(Via HUD’s Annual Homeless Assessment Report)
While nation saw an overall decline in homeless between 2015 and 2016, the District went in the opposite direction, recording one of the biggest increases in the country.
At 1,052 more homeless people, D.C. was behind only California and Washington state in terms of the absolute increase in the population, according to a new report by the Department of Housing and Urban Development that used figures from a point-in-time count taken in January. But with a much smaller general population, D.C.’s increase amounted to 14.4 percent in comparison to 2.1 percent in California and 7.3 percent in Washington.
The District also saw the largest increase in the country in homeless families with children between 2015 and 2016, according to the report.

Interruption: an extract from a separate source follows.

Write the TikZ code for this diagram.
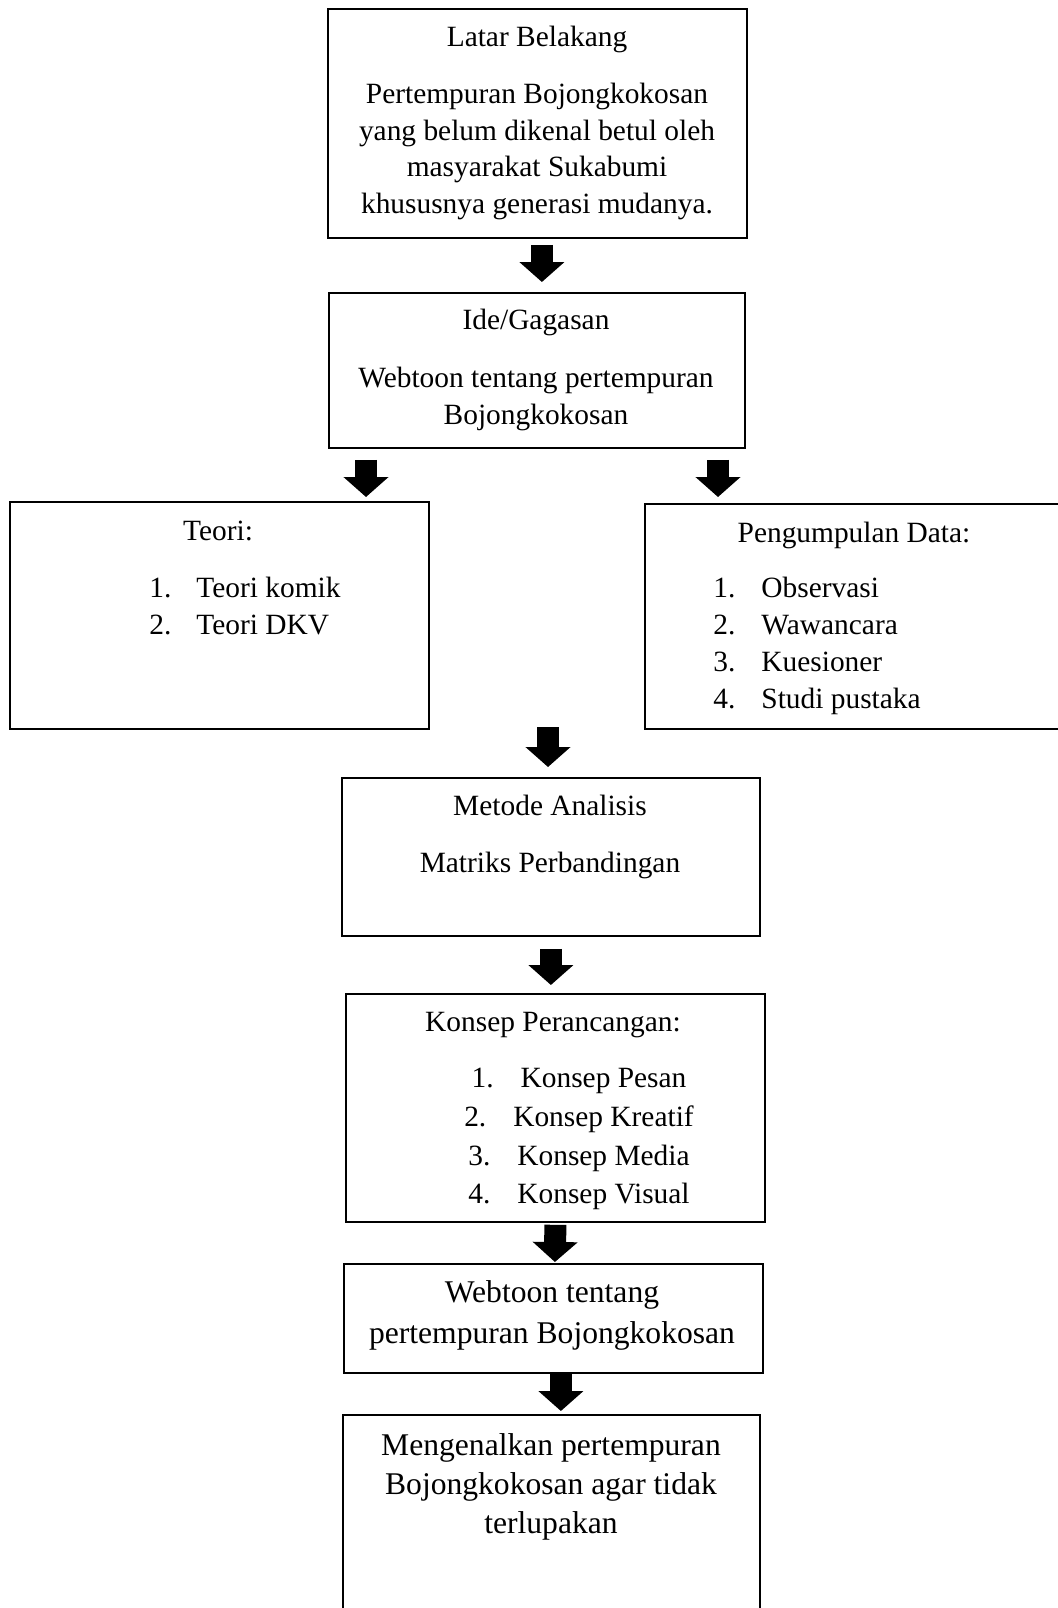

Addressing the growing family homelessness crisis has been among the city government’s highest priorities since 8-year-old Relisha Rudd disappeared from the family shelter at D.C. General in 2014. After significant revision to a proposal put forth by Mayor Muriel Bowser, the D.C. Council passed a plan in May to close the dilapidated facility and replace it with smaller shelters in seven wards. Though it remains a major achievement, the new shelters are unlikely to open before the winter of 2020, and when they do, they will only be replacing beds in the shelter system—not adding them.
The ongoing, and worsening, affordable housing crisis has exacerbated a trenchant issue in the nation’s capital, and it is reflected in longer views of homelessness data. Between 2007 and 2016, D.C. was third behind New York and Massachusetts in terms of the absolute increase in the homeless population—and far and away the highest in terms of percentage (191 percent; Massachusetts was second at 92 percent), according to the HUD report.
In a brighter spot of news, the District has one of the lowest rates of homeless people who aren’t being sheltered: less than 4 percent. California, which has the biggest unsheltered homeless population in the country, is at 66.6 percent. By law, D.C. guarantees shelter on freezing nights, and has recently extended it to the rest of the year.